La chaleur fatale, vue comme un vecteur d'acceptabilité des datacenters
"Je ne suis pas trop inquiet sur le financement des datacenters, avait confirmé Régis Castagné. On est en train de revenir une classe d'actifs à part entière. Le changement est surtout au niveau de la responsabilité que nous avons de dégager ce que j'appelle des externalités positives. Aujourd'hui, on capte à peu près 2 % de la consommation mondiale d'électricité (à peu près autant que le trafic aérien). Les prévisions nous amènent à 6 voire 10 %. [Dans ce contexte], le datacenter doit redonner à la collectivité ce qu'il va consommer". Et de rappeler qu'Equinix est une société à mission, en ce qu'elle a inscrit dans ses statuts ses objectifs extra-financiers. "On a mis en place des PPA [power purchase agreements] : on est en train de créer 7 fermes éoliennes pour 100 MW d'énergie qui va aller verdir le réseau français. On chauffe la piscine olympique et 1600 logements autour en récupérant la chaleur fatale du datacenter." Ce dernier pourrait, à moyen terme, être alimenté par un SMR [petit réacteur nucléaire modulaire) dont bénéficierait aussi toute une zone alentour, ajoute Régis Castagné.
"Pour l'utilisation de la chaleur fatale, on n'en est qu'au début, avait reconnu Damien Desanti. Des start-up commencent à faire des choses sympas à des niveaux de température assez bas." Alexandre Delaval avait mentionné, à ce sujet, les travaux de Data4 avec l'université Paris-Saclay sur l'utilisation de la chaleur pour produire des algues.
"Le datacenter, qui était plutôt un bunker il y a une quinzaine d'années, est aujourd'hui une place de marché qui anime une économie digitale dans l'écosystème où il est implanté, avait constaté Anouar Saliba, DG de nLighten France (ex-Euclyde Datacenters). De plus en plus, il n'est pas perçu que comme un consommateur, mais aussi comme un producteur exportateur." L'intéressé avait évoqué le cas de ses datacenters de proximité (1 à 4 MW). "Il est plus facile de les coupler à une source d'énergie proche et propre.

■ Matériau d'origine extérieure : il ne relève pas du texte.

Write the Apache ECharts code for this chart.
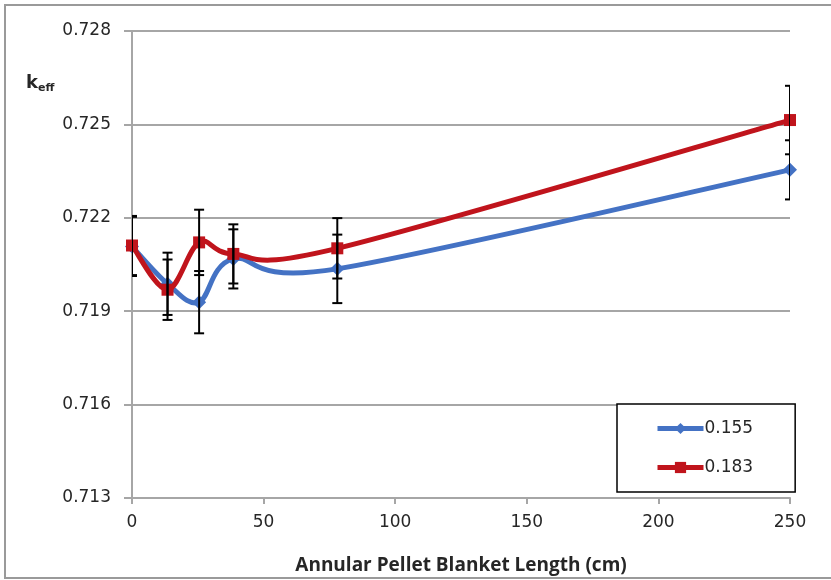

Et de recycler la chaleur fatale. Une fois qu'on l'a réutilisée en interne pour refroidir les zones tertiaires et les groupes électrogènes, un peu de maraîchers à côté et ça peut compenser la totalité."
"Le retrofit, ça nous anime tous" : avec l'IA, penser différemment le datacenter, y compris l'existant
Pour Sami Slim, la diffusion de l'IA est synonyme de "nouvelle phase où il va falloir construire différemment" : plus grande densité, eau qui se rapproche des équipements des clients, manière d'architecturer les hubs centraux et les zones d'entraînement de modèles... Il faut aussi "regarder les actifs existants et les préparer", glisse-t-il.
Alexandre Delavel confirme : "Le retrofit, ça nous anime tous, pour pouvoir aller chercher davantage de puissance au m² et une meilleur efficacité énergétique". En 2030, 30 à 40 % des datacenters en France seront dédiés à l'IA, souligne-t-il. Dans un contexte où le prix de l'électricité devient un "élement de plus en plus important", "on voit des clients de différentes nationalités qui cherchent à être moins contraints dans leur propre pays et à passer les frontières, parce que la latence n'est plus forcément un problème."
"À partir du moment où le marché se segmente en des objets de datacenters de tailles complètement différentes, un modèle qui n'avait pas forcément beaucoup évolué (business models récurrents, amortissements à 30-40 ans, contrats clients à long terme...) bascule complètement, analysait Fabrice Coquio. On va vers des systèmes beaucoup plus basés sur l'usage. Et vers des évolutions dans la façon de financer des actifs : il n'est absolument pas sûr que [ceux] qui sont même encore en cours de construction et qui sortiront |vers] 2028-2030 auront des espérances de vie de 30-40 ans."